En tout, Spilliaert réalise une quarantaine d’autoportraits, un nombre frappant même au sein d’une œuvre aussi considérable que la sienne. Certains sont des esquisses rapides et intimes au format réduit, tandis que d’autres sont des œuvres élaborées et de grande taille qu’il n’hésite pas à exposer. La raison pour laquelle il se représente si souvent n’est pas tout à fait claire, plusieurs explications sont possibles.
Ainsi, en tant qu’artiste, il ne faut pas grand-chose pour réaliser un autoportrait: pas besoin d’aller observer un paysage ou de trouver un modèle qu’il faut rétribuer. Et pour un artiste qui aime expérimenter, comme le fait Spilliaert en tant qu’autodidacte, l’autoportrait devient assurément un motif évident. Outre un support (papier) et du matériel (encre, pastel, crayon…), la seule chose qui soit réellement nécessaire pour un autoportrait, c’est un miroir.
Et contrairement à beaucoup d’autres artistes, Spilliaert ne cache pas le moins du monde ce miroir. À la longue, le miroir fait partie intégrante du portrait. Parfois, il montre l’arrière du chevalet, d’autres fois le reflet infini d’un second miroir dans la pièce. Sur certains portraits, on le voit même avec un crayon dans la main gauche, alors qu’il était droitier – il se représente donc de manière explicite en image miroir. La maison de ses parents, située au numéro 2 de la Kapellestraat [rue de la Chapelle], où il réside jusqu’à l’âge de 35 ans, regorge d’ailleurs de miroirs: à au moins un étage, on compte un miroir sur chaque mur, comme le montrent ses autoportraits les plus connus de la période 1907-1908.
Qui plus est, Spilliaert a un physique qui frappe: un visage un peu bosselé, un front haut et des yeux bleus exorbités. Un catalogue de 1922 le décrit comme ressemblant « à tous les poissons qui ont le profil allongé».1 Avec un éclairage et une perspective appropriés, ce visage se prête parfaitement à des représentations très expressives, voire dramatiques. Deux autoportraits quasi identiques, sur lesquels on distingue clairement les indications du deuxième et du troisième jour du mois (sans doute novembre), témoignent de la recherche de Spilliaert et de la façon dont il n’a de cesse de retravailler ce motif.

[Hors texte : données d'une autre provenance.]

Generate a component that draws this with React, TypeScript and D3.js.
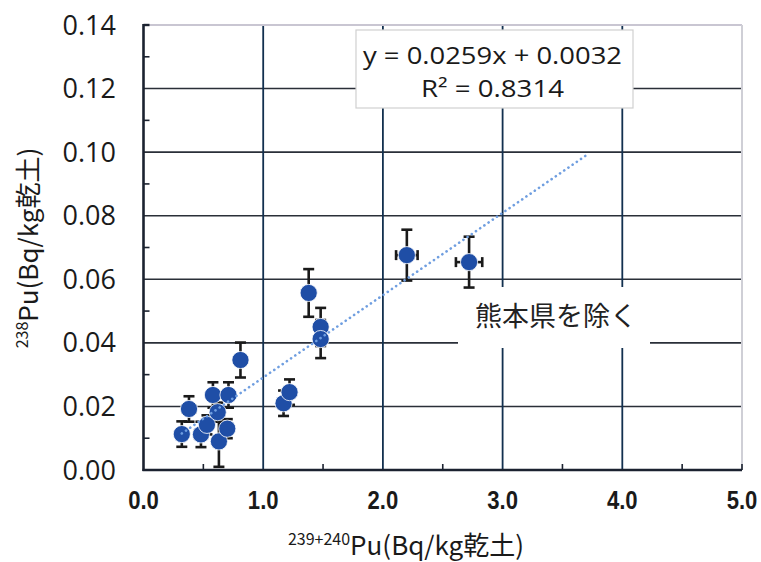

L’attention que Spilliaert porte à sa propre personne n’est pas forcément un trait narcissique, mais s’inscrit plutôt dans l’air du temps et dans la culture littéraire et philosophique qu’il embrasse. La philosophie existentielle et Nietzsche, l’un de ses auteurs favoris, accordent une place prééminente au cheminement de vie personnel que l’on choisit, à l’authenticité (la fidélité à soi-même) et à la conscience de soi. Mais Spilliaert apprécie aussi la littérature symboliste et des auteurs tels que Verhaeren et Maeterlinck qui placent, eux aussi, l’expérience individuelle, hautement individuelle au centre de l’existence. Il n’est donc pas étonnant que Spilliaert se représente souvent: il s’agit de recherches psychologiques. Il lui arrive même de se représenter de manière indirecte, en dessinant ou peignant sa chambre à coucher ou un coin de sa maison, comme s’il cherchait à dire: « Moi, Léon Spilliaert, j’étais ici. » Dans sa correspondance, on note aussi une prédisposition pour l’auto-analyse, avec des réflexions sur son caractère et ses états d’âme.
Illustrations
- Autoportrait, (1902-1903), crayon, encre de Chine, pinceau sur papier, 30,1 x 18,6 cm. Collection privée.
- Autoportrait, 2 novembre, 1908, encre de Chine lavée, crayon de couleur, pastel et gouache sur papier, 49 x 63,8 cm. New York, Hearn Family Trust.
- Autoportrait, 3 novembre, 1908, encre de Chine lavée, aquarelle, crayon de couleur, 47 x 63 cm. Lokeren, De Vuyst.
Dans le microcosme de la maison parentale, Spilliaert se représente à partir de différents angles de la pièce, ou comme ici, du même point de vue, mais à deux jours d’intervalle. - Bien que les autoportraits les plus connus et les plus marquants datent de la période 1907-1908, Spilliaert n’aura de cesse de croquer sa propre image sur papier par la suite.